→ **GIVEN PROBLEM**: The data below should be printed in full, exactly, and without any of its images.

# START OF SOURCE DATA

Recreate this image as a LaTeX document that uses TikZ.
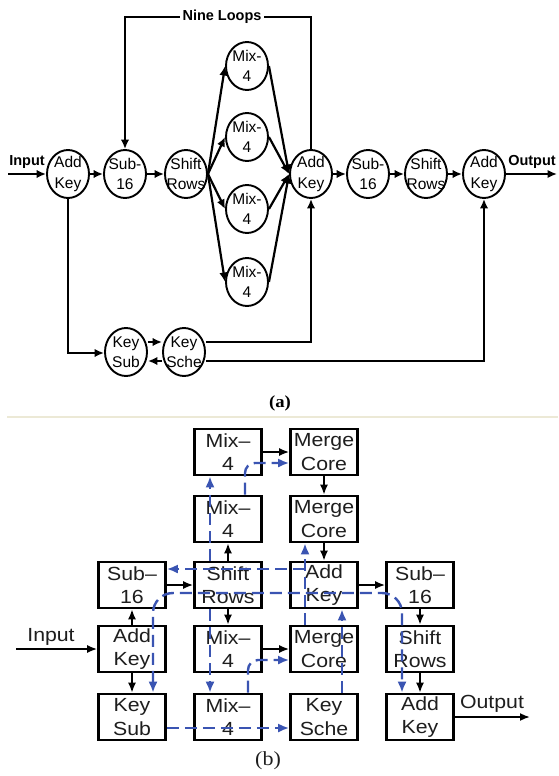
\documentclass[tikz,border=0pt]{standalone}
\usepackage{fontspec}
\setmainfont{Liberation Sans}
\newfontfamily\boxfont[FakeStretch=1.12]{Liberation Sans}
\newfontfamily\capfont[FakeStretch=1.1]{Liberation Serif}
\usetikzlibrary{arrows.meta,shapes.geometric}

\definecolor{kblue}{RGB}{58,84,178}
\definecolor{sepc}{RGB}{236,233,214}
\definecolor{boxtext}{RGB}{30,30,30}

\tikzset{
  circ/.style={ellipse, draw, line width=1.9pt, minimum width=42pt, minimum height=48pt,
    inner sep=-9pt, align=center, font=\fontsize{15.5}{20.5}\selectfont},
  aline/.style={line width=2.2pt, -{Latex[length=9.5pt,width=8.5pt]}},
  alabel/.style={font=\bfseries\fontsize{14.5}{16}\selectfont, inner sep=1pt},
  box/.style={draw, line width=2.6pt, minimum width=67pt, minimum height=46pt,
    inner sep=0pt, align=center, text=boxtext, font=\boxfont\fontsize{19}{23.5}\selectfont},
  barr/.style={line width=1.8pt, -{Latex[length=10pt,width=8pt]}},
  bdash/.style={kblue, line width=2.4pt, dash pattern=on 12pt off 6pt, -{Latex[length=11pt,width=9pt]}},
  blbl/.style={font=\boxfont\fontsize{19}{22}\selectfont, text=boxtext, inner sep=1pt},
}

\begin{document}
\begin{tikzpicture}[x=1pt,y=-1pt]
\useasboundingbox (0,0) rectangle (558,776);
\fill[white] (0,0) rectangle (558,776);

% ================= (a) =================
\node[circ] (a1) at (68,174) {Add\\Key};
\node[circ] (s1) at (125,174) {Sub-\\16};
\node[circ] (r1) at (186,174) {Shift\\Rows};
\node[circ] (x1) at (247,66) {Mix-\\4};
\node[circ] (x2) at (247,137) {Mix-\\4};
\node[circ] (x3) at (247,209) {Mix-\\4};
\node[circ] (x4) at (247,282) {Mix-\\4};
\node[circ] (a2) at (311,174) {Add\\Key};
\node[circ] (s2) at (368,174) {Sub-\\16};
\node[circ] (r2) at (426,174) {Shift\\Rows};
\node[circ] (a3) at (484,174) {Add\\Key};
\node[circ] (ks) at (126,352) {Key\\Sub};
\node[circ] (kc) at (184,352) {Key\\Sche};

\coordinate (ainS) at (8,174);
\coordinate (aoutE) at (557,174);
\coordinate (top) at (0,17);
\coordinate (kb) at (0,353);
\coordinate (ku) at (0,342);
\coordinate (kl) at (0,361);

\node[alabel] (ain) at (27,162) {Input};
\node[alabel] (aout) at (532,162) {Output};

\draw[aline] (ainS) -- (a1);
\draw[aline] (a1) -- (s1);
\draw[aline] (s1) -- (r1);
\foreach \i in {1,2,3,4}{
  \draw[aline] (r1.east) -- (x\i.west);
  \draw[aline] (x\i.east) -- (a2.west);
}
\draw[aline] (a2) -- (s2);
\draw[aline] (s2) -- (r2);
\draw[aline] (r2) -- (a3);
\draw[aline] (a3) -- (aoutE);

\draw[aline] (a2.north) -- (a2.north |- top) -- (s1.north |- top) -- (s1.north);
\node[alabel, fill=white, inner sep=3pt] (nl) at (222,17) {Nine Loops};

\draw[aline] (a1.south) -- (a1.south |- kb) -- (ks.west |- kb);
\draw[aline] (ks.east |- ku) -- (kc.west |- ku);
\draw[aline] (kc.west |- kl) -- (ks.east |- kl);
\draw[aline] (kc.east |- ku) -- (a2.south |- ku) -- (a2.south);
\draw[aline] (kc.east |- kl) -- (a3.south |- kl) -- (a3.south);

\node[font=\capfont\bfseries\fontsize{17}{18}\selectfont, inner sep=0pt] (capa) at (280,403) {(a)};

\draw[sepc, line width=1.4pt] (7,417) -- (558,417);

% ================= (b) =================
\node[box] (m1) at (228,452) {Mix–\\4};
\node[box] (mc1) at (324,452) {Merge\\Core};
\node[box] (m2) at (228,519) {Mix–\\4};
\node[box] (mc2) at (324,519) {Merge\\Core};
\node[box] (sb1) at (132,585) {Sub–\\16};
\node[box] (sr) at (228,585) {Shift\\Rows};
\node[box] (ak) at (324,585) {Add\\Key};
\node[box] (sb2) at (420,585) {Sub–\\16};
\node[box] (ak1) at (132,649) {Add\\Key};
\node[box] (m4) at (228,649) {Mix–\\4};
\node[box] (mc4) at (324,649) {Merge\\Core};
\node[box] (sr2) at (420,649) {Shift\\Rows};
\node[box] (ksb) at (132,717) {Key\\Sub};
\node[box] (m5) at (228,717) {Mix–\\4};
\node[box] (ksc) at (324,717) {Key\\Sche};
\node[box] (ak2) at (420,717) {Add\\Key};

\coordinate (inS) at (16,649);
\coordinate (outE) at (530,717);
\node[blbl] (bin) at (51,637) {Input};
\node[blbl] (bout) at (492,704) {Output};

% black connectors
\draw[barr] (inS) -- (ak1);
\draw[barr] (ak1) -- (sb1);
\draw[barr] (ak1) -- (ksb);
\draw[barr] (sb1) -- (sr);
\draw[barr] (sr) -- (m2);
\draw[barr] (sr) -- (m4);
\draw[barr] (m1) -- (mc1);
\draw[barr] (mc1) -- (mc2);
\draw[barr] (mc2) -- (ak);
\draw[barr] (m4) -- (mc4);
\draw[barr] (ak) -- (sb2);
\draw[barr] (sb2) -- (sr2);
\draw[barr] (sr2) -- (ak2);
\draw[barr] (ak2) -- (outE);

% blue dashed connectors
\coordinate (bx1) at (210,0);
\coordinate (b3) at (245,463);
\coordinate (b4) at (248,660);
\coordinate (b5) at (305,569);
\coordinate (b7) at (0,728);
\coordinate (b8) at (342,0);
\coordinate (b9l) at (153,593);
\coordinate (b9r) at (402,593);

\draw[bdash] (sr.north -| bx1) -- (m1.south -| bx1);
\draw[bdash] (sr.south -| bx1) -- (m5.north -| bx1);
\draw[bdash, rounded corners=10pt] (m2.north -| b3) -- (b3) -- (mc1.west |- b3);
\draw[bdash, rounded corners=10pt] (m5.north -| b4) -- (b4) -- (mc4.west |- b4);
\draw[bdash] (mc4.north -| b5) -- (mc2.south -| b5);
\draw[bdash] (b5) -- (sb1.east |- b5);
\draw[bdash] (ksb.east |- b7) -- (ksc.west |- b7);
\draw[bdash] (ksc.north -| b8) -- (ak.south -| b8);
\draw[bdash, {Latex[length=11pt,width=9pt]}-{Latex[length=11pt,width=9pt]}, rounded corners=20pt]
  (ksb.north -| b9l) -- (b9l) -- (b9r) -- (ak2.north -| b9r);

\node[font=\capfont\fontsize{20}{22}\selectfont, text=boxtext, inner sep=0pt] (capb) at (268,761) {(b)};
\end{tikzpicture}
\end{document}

# END OF SOURCE DATA

→ **THE ANSWER**:
Recreate this image as a LaTeX document that uses TikZ.
\documentclass[tikz,border=0pt]{standalone}
\usepackage{fontspec}
\setmainfont{Liberation Sans}
\newfontfamily\boxfont[FakeStretch=1.12]{Liberation Sans}
\newfontfamily\capfont[FakeStretch=1.1]{Liberation Serif}
\usetikzlibrary{arrows.meta,shapes.geometric}

\definecolor{kblue}{RGB}{58,84,178}
\definecolor{sepc}{RGB}{236,233,214}
\definecolor{boxtext}{RGB}{30,30,30}

\tikzset{
  circ/.style={ellipse, draw, line width=1.9pt, minimum width=42pt, minimum height=48pt,
    inner sep=-9pt, align=center, font=\fontsize{15.5}{20.5}\selectfont},
  aline/.style={line width=2.2pt, -{Latex[length=9.5pt,width=8.5pt]}},
  alabel/.style={font=\bfseries\fontsize{14.5}{16}\selectfont, inner sep=1pt},
  box/.style={draw, line width=2.6pt, minimum width=67pt, minimum height=46pt,
    inner sep=0pt, align=center, text=boxtext, font=\boxfont\fontsize{19}{23.5}\selectfont},
  barr/.style={line width=1.8pt, -{Latex[length=10pt,width=8pt]}},
  bdash/.style={kblue, line width=2.4pt, dash pattern=on 12pt off 6pt, -{Latex[length=11pt,width=9pt]}},
  blbl/.style={font=\boxfont\fontsize{19}{22}\selectfont, text=boxtext, inner sep=1pt},
}

\begin{document}
\begin{tikzpicture}[x=1pt,y=-1pt]
\useasboundingbox (0,0) rectangle (558,776);
\fill[white] (0,0) rectangle (558,776);

% ================= (a) =================
\node[circ] (a1) at (68,174) {Add\\Key};
\node[circ] (s1) at (125,174) {Sub-\\16};
\node[circ] (r1) at (186,174) {Shift\\Rows};
\node[circ] (x1) at (247,66) {Mix-\\4};
\node[circ] (x2) at (247,137) {Mix-\\4};
\node[circ] (x3) at (247,209) {Mix-\\4};
\node[circ] (x4) at (247,282) {Mix-\\4};
\node[circ] (a2) at (311,174) {Add\\Key};
\node[circ] (s2) at (368,174) {Sub-\\16};
\node[circ] (r2) at (426,174) {Shift\\Rows};
\node[circ] (a3) at (484,174) {Add\\Key};
\node[circ] (ks) at (126,352) {Key\\Sub};
\node[circ] (kc) at (184,352) {Key\\Sche};

\coordinate (ainS) at (8,174);
\coordinate (aoutE) at (557,174);
\coordinate (top) at (0,17);
\coordinate (kb) at (0,353);
\coordinate (ku) at (0,342);
\coordinate (kl) at (0,361);

\node[alabel] (ain) at (27,162) {Input};
\node[alabel] (aout) at (532,162) {Output};

\draw[aline] (ainS) -- (a1);
\draw[aline] (a1) -- (s1);
\draw[aline] (s1) -- (r1);
\foreach \i in {1,2,3,4}{
  \draw[aline] (r1.east) -- (x\i.west);
  \draw[aline] (x\i.east) -- (a2.west);
}
\draw[aline] (a2) -- (s2);
\draw[aline] (s2) -- (r2);
\draw[aline] (r2) -- (a3);
\draw[aline] (a3) -- (aoutE);

\draw[aline] (a2.north) -- (a2.north |- top) -- (s1.north |- top) -- (s1.north);
\node[alabel, fill=white, inner sep=3pt] (nl) at (222,17) {Nine Loops};

\draw[aline] (a1.south) -- (a1.south |- kb) -- (ks.west |- kb);
\draw[aline] (ks.east |- ku) -- (kc.west |- ku);
\draw[aline] (kc.west |- kl) -- (ks.east |- kl);
\draw[aline] (kc.east |- ku) -- (a2.south |- ku) -- (a2.south);
\draw[aline] (kc.east |- kl) -- (a3.south |- kl) -- (a3.south);

\node[font=\capfont\bfseries\fontsize{17}{18}\selectfont, inner sep=0pt] (capa) at (280,403) {(a)};

\draw[sepc, line width=1.4pt] (7,417) -- (558,417);

% ================= (b) =================
\node[box] (m1) at (228,452) {Mix–\\4};
\node[box] (mc1) at (324,452) {Merge\\Core};
\node[box] (m2) at (228,519) {Mix–\\4};
\node[box] (mc2) at (324,519) {Merge\\Core};
\node[box] (sb1) at (132,585) {Sub–\\16};
\node[box] (sr) at (228,585) {Shift\\Rows};
\node[box] (ak) at (324,585) {Add\\Key};
\node[box] (sb2) at (420,585) {Sub–\\16};
\node[box] (ak1) at (132,649) {Add\\Key};
\node[box] (m4) at (228,649) {Mix–\\4};
\node[box] (mc4) at (324,649) {Merge\\Core};
\node[box] (sr2) at (420,649) {Shift\\Rows};
\node[box] (ksb) at (132,717) {Key\\Sub};
\node[box] (m5) at (228,717) {Mix–\\4};
\node[box] (ksc) at (324,717) {Key\\Sche};
\node[box] (ak2) at (420,717) {Add\\Key};

\coordinate (inS) at (16,649);
\coordinate (outE) at (530,717);
\node[blbl] (bin) at (51,637) {Input};
\node[blbl] (bout) at (492,704) {Output};

% black connectors
\draw[barr] (inS) -- (ak1);
\draw[barr] (ak1) -- (sb1);
\draw[barr] (ak1) -- (ksb);
\draw[barr] (sb1) -- (sr);
\draw[barr] (sr) -- (m2);
\draw[barr] (sr) -- (m4);
\draw[barr] (m1) -- (mc1);
\draw[barr] (mc1) -- (mc2);
\draw[barr] (mc2) -- (ak);
\draw[barr] (m4) -- (mc4);
\draw[barr] (ak) -- (sb2);
\draw[barr] (sb2) -- (sr2);
\draw[barr] (sr2) -- (ak2);
\draw[barr] (ak2) -- (outE);

% blue dashed connectors
\coordinate (bx1) at (210,0);
\coordinate (b3) at (245,463);
\coordinate (b4) at (248,660);
\coordinate (b5) at (305,569);
\coordinate (b7) at (0,728);
\coordinate (b8) at (342,0);
\coordinate (b9l) at (153,593);
\coordinate (b9r) at (402,593);

\draw[bdash] (sr.north -| bx1) -- (m1.south -| bx1);
\draw[bdash] (sr.south -| bx1) -- (m5.north -| bx1);
\draw[bdash, rounded corners=10pt] (m2.north -| b3) -- (b3) -- (mc1.west |- b3);
\draw[bdash, rounded corners=10pt] (m5.north -| b4) -- (b4) -- (mc4.west |- b4);
\draw[bdash] (mc4.north -| b5) -- (mc2.south -| b5);
\draw[bdash] (b5) -- (sb1.east |- b5);
\draw[bdash] (ksb.east |- b7) -- (ksc.west |- b7);
\draw[bdash] (ksc.north -| b8) -- (ak.south -| b8);
\draw[bdash, {Latex[length=11pt,width=9pt]}-{Latex[length=11pt,width=9pt]}, rounded corners=20pt]
  (ksb.north -| b9l) -- (b9l) -- (b9r) -- (ak2.north -| b9r);

\node[font=\capfont\fontsize{20}{22}\selectfont, text=boxtext, inner sep=0pt] (capb) at (268,761) {(b)};
\end{tikzpicture}
\end{document}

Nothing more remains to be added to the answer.